_PROBLEM TO SOLVE_
Repeat every line of the listing below exactly, minus the pictures.

[start]

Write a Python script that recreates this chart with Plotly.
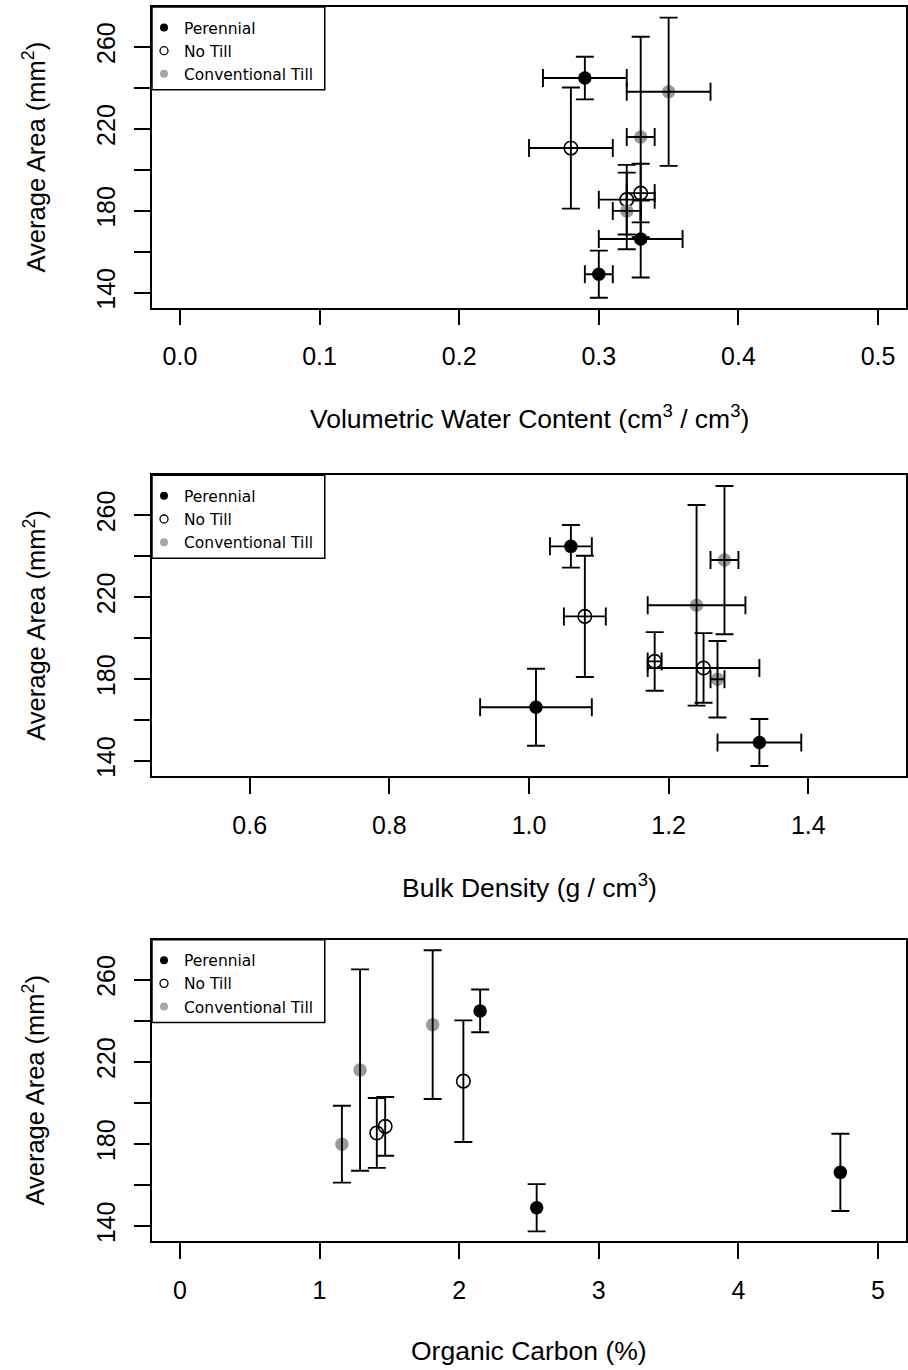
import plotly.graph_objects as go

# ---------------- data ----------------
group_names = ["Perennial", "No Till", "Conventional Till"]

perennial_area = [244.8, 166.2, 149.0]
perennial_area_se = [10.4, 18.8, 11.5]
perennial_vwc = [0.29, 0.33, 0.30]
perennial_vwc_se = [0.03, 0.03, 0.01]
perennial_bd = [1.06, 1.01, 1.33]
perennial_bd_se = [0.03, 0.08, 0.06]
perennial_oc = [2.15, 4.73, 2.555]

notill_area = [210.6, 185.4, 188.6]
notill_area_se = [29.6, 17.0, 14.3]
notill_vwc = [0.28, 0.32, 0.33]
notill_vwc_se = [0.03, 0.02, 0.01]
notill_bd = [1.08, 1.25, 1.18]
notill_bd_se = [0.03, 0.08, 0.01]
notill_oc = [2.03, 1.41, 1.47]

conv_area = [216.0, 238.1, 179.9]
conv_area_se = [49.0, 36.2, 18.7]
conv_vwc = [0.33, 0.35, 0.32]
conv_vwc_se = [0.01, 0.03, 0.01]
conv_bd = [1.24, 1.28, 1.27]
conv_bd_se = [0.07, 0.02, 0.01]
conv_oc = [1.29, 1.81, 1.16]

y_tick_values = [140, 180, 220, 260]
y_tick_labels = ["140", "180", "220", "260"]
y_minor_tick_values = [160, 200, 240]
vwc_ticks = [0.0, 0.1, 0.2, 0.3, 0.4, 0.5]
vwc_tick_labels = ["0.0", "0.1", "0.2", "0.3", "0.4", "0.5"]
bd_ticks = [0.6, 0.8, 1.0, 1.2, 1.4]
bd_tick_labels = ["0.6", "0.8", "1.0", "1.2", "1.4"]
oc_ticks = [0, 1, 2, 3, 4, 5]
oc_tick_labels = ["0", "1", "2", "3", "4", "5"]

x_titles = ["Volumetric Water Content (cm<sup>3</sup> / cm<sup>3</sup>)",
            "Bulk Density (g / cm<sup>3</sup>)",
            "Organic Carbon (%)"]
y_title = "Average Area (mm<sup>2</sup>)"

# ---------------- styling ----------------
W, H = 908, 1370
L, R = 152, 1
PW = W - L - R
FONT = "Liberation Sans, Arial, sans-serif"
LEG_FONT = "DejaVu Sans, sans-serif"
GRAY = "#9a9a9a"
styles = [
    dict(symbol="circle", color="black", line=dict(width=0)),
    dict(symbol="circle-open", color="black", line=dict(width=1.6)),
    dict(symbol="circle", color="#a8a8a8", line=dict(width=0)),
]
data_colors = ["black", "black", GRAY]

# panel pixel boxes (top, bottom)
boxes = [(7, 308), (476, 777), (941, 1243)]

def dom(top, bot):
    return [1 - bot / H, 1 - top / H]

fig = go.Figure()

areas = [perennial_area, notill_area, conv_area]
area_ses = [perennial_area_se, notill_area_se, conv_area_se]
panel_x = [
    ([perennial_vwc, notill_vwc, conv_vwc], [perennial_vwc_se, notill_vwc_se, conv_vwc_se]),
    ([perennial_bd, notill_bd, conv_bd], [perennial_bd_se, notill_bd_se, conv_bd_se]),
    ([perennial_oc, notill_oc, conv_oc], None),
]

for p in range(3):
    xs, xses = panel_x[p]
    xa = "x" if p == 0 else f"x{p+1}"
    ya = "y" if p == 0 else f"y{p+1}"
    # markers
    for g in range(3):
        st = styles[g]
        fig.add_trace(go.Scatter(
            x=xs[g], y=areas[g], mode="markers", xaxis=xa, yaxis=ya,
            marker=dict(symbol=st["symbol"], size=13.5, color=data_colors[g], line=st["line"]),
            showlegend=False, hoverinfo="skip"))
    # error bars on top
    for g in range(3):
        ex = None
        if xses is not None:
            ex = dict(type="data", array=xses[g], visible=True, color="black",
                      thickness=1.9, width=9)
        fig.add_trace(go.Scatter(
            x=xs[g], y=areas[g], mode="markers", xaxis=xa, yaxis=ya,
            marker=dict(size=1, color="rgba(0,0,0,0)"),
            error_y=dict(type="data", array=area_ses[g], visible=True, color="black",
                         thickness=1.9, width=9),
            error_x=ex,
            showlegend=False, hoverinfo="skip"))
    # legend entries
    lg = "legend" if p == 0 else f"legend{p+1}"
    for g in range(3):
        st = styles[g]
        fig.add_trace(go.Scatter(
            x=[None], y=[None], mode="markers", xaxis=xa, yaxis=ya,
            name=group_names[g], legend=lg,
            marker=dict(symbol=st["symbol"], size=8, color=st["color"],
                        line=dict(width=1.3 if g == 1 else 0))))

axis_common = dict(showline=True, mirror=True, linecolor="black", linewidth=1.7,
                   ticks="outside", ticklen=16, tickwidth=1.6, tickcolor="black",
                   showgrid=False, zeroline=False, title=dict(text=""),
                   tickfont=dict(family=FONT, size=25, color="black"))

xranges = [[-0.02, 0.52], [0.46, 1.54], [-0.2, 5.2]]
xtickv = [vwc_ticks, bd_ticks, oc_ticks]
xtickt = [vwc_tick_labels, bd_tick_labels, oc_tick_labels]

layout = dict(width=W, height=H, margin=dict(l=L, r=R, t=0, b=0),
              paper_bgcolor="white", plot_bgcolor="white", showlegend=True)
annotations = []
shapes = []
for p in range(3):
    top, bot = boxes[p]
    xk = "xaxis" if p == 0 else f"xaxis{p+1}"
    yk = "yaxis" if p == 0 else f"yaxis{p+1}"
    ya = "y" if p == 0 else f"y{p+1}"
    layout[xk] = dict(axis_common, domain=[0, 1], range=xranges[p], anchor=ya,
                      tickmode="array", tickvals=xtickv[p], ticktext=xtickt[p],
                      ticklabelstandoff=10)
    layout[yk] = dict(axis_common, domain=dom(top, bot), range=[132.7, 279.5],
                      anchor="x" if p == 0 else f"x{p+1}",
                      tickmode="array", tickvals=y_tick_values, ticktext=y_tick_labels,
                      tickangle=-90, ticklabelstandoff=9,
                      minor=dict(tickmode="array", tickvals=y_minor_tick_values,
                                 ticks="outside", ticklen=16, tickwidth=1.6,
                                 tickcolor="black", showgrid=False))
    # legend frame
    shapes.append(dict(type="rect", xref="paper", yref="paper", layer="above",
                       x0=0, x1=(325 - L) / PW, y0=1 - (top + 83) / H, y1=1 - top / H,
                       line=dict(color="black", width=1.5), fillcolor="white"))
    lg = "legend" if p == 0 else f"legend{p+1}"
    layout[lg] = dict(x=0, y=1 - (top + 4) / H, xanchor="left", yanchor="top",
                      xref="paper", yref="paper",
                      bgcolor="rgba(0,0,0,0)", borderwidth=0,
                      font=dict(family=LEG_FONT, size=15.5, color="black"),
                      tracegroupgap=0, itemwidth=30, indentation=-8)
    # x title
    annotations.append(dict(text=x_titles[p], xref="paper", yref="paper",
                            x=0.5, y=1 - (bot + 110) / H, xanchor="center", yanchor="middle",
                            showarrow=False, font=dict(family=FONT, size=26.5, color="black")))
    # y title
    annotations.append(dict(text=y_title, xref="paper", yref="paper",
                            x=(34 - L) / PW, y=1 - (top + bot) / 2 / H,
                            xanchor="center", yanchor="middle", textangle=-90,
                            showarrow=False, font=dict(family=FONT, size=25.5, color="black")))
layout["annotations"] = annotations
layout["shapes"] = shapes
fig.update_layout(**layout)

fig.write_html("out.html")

[end]

_TASK SOLUTION_
Write a Python script that recreates this chart with Plotly.
import plotly.graph_objects as go

# ---------------- data ----------------
group_names = ["Perennial", "No Till", "Conventional Till"]

perennial_area = [244.8, 166.2, 149.0]
perennial_area_se = [10.4, 18.8, 11.5]
perennial_vwc = [0.29, 0.33, 0.30]
perennial_vwc_se = [0.03, 0.03, 0.01]
perennial_bd = [1.06, 1.01, 1.33]
perennial_bd_se = [0.03, 0.08, 0.06]
perennial_oc = [2.15, 4.73, 2.555]

notill_area = [210.6, 185.4, 188.6]
notill_area_se = [29.6, 17.0, 14.3]
notill_vwc = [0.28, 0.32, 0.33]
notill_vwc_se = [0.03, 0.02, 0.01]
notill_bd = [1.08, 1.25, 1.18]
notill_bd_se = [0.03, 0.08, 0.01]
notill_oc = [2.03, 1.41, 1.47]

conv_area = [216.0, 238.1, 179.9]
conv_area_se = [49.0, 36.2, 18.7]
conv_vwc = [0.33, 0.35, 0.32]
conv_vwc_se = [0.01, 0.03, 0.01]
conv_bd = [1.24, 1.28, 1.27]
conv_bd_se = [0.07, 0.02, 0.01]
conv_oc = [1.29, 1.81, 1.16]

y_tick_values = [140, 180, 220, 260]
y_tick_labels = ["140", "180", "220", "260"]
y_minor_tick_values = [160, 200, 240]
vwc_ticks = [0.0, 0.1, 0.2, 0.3, 0.4, 0.5]
vwc_tick_labels = ["0.0", "0.1", "0.2", "0.3", "0.4", "0.5"]
bd_ticks = [0.6, 0.8, 1.0, 1.2, 1.4]
bd_tick_labels = ["0.6", "0.8", "1.0", "1.2", "1.4"]
oc_ticks = [0, 1, 2, 3, 4, 5]
oc_tick_labels = ["0", "1", "2", "3", "4", "5"]

x_titles = ["Volumetric Water Content (cm<sup>3</sup> / cm<sup>3</sup>)",
            "Bulk Density (g / cm<sup>3</sup>)",
            "Organic Carbon (%)"]
y_title = "Average Area (mm<sup>2</sup>)"

# ---------------- styling ----------------
W, H = 908, 1370
L, R = 152, 1
PW = W - L - R
FONT = "Liberation Sans, Arial, sans-serif"
LEG_FONT = "DejaVu Sans, sans-serif"
GRAY = "#9a9a9a"
styles = [
    dict(symbol="circle", color="black", line=dict(width=0)),
    dict(symbol="circle-open", color="black", line=dict(width=1.6)),
    dict(symbol="circle", color="#a8a8a8", line=dict(width=0)),
]
data_colors = ["black", "black", GRAY]

# panel pixel boxes (top, bottom)
boxes = [(7, 308), (476, 777), (941, 1243)]

def dom(top, bot):
    return [1 - bot / H, 1 - top / H]

fig = go.Figure()

areas = [perennial_area, notill_area, conv_area]
area_ses = [perennial_area_se, notill_area_se, conv_area_se]
panel_x = [
    ([perennial_vwc, notill_vwc, conv_vwc], [perennial_vwc_se, notill_vwc_se, conv_vwc_se]),
    ([perennial_bd, notill_bd, conv_bd], [perennial_bd_se, notill_bd_se, conv_bd_se]),
    ([perennial_oc, notill_oc, conv_oc], None),
]

for p in range(3):
    xs, xses = panel_x[p]
    xa = "x" if p == 0 else f"x{p+1}"
    ya = "y" if p == 0 else f"y{p+1}"
    # markers
    for g in range(3):
        st = styles[g]
        fig.add_trace(go.Scatter(
            x=xs[g], y=areas[g], mode="markers", xaxis=xa, yaxis=ya,
            marker=dict(symbol=st["symbol"], size=13.5, color=data_colors[g], line=st["line"]),
            showlegend=False, hoverinfo="skip"))
    # error bars on top
    for g in range(3):
        ex = None
        if xses is not None:
            ex = dict(type="data", array=xses[g], visible=True, color="black",
                      thickness=1.9, width=9)
        fig.add_trace(go.Scatter(
            x=xs[g], y=areas[g], mode="markers", xaxis=xa, yaxis=ya,
            marker=dict(size=1, color="rgba(0,0,0,0)"),
            error_y=dict(type="data", array=area_ses[g], visible=True, color="black",
                         thickness=1.9, width=9),
            error_x=ex,
            showlegend=False, hoverinfo="skip"))
    # legend entries
    lg = "legend" if p == 0 else f"legend{p+1}"
    for g in range(3):
        st = styles[g]
        fig.add_trace(go.Scatter(
            x=[None], y=[None], mode="markers", xaxis=xa, yaxis=ya,
            name=group_names[g], legend=lg,
            marker=dict(symbol=st["symbol"], size=8, color=st["color"],
                        line=dict(width=1.3 if g == 1 else 0))))

axis_common = dict(showline=True, mirror=True, linecolor="black", linewidth=1.7,
                   ticks="outside", ticklen=16, tickwidth=1.6, tickcolor="black",
                   showgrid=False, zeroline=False, title=dict(text=""),
                   tickfont=dict(family=FONT, size=25, color="black"))

xranges = [[-0.02, 0.52], [0.46, 1.54], [-0.2, 5.2]]
xtickv = [vwc_ticks, bd_ticks, oc_ticks]
xtickt = [vwc_tick_labels, bd_tick_labels, oc_tick_labels]

layout = dict(width=W, height=H, margin=dict(l=L, r=R, t=0, b=0),
              paper_bgcolor="white", plot_bgcolor="white", showlegend=True)
annotations = []
shapes = []
for p in range(3):
    top, bot = boxes[p]
    xk = "xaxis" if p == 0 else f"xaxis{p+1}"
    yk = "yaxis" if p == 0 else f"yaxis{p+1}"
    ya = "y" if p == 0 else f"y{p+1}"
    layout[xk] = dict(axis_common, domain=[0, 1], range=xranges[p], anchor=ya,
                      tickmode="array", tickvals=xtickv[p], ticktext=xtickt[p],
                      ticklabelstandoff=10)
    layout[yk] = dict(axis_common, domain=dom(top, bot), range=[132.7, 279.5],
                      anchor="x" if p == 0 else f"x{p+1}",
                      tickmode="array", tickvals=y_tick_values, ticktext=y_tick_labels,
                      tickangle=-90, ticklabelstandoff=9,
                      minor=dict(tickmode="array", tickvals=y_minor_tick_values,
                                 ticks="outside", ticklen=16, tickwidth=1.6,
                                 tickcolor="black", showgrid=False))
    # legend frame
    shapes.append(dict(type="rect", xref="paper", yref="paper", layer="above",
                       x0=0, x1=(325 - L) / PW, y0=1 - (top + 83) / H, y1=1 - top / H,
                       line=dict(color="black", width=1.5), fillcolor="white"))
    lg = "legend" if p == 0 else f"legend{p+1}"
    layout[lg] = dict(x=0, y=1 - (top + 4) / H, xanchor="left", yanchor="top",
                      xref="paper", yref="paper",
                      bgcolor="rgba(0,0,0,0)", borderwidth=0,
                      font=dict(family=LEG_FONT, size=15.5, color="black"),
                      tracegroupgap=0, itemwidth=30, indentation=-8)
    # x title
    annotations.append(dict(text=x_titles[p], xref="paper", yref="paper",
                            x=0.5, y=1 - (bot + 110) / H, xanchor="center", yanchor="middle",
                            showarrow=False, font=dict(family=FONT, size=26.5, color="black")))
    # y title
    annotations.append(dict(text=y_title, xref="paper", yref="paper",
                            x=(34 - L) / PW, y=1 - (top + bot) / 2 / H,
                            xanchor="center", yanchor="middle", textangle=-90,
                            showarrow=False, font=dict(family=FONT, size=25.5, color="black")))
layout["annotations"] = annotations
layout["shapes"] = shapes
fig.update_layout(**layout)

fig.write_html("out.html")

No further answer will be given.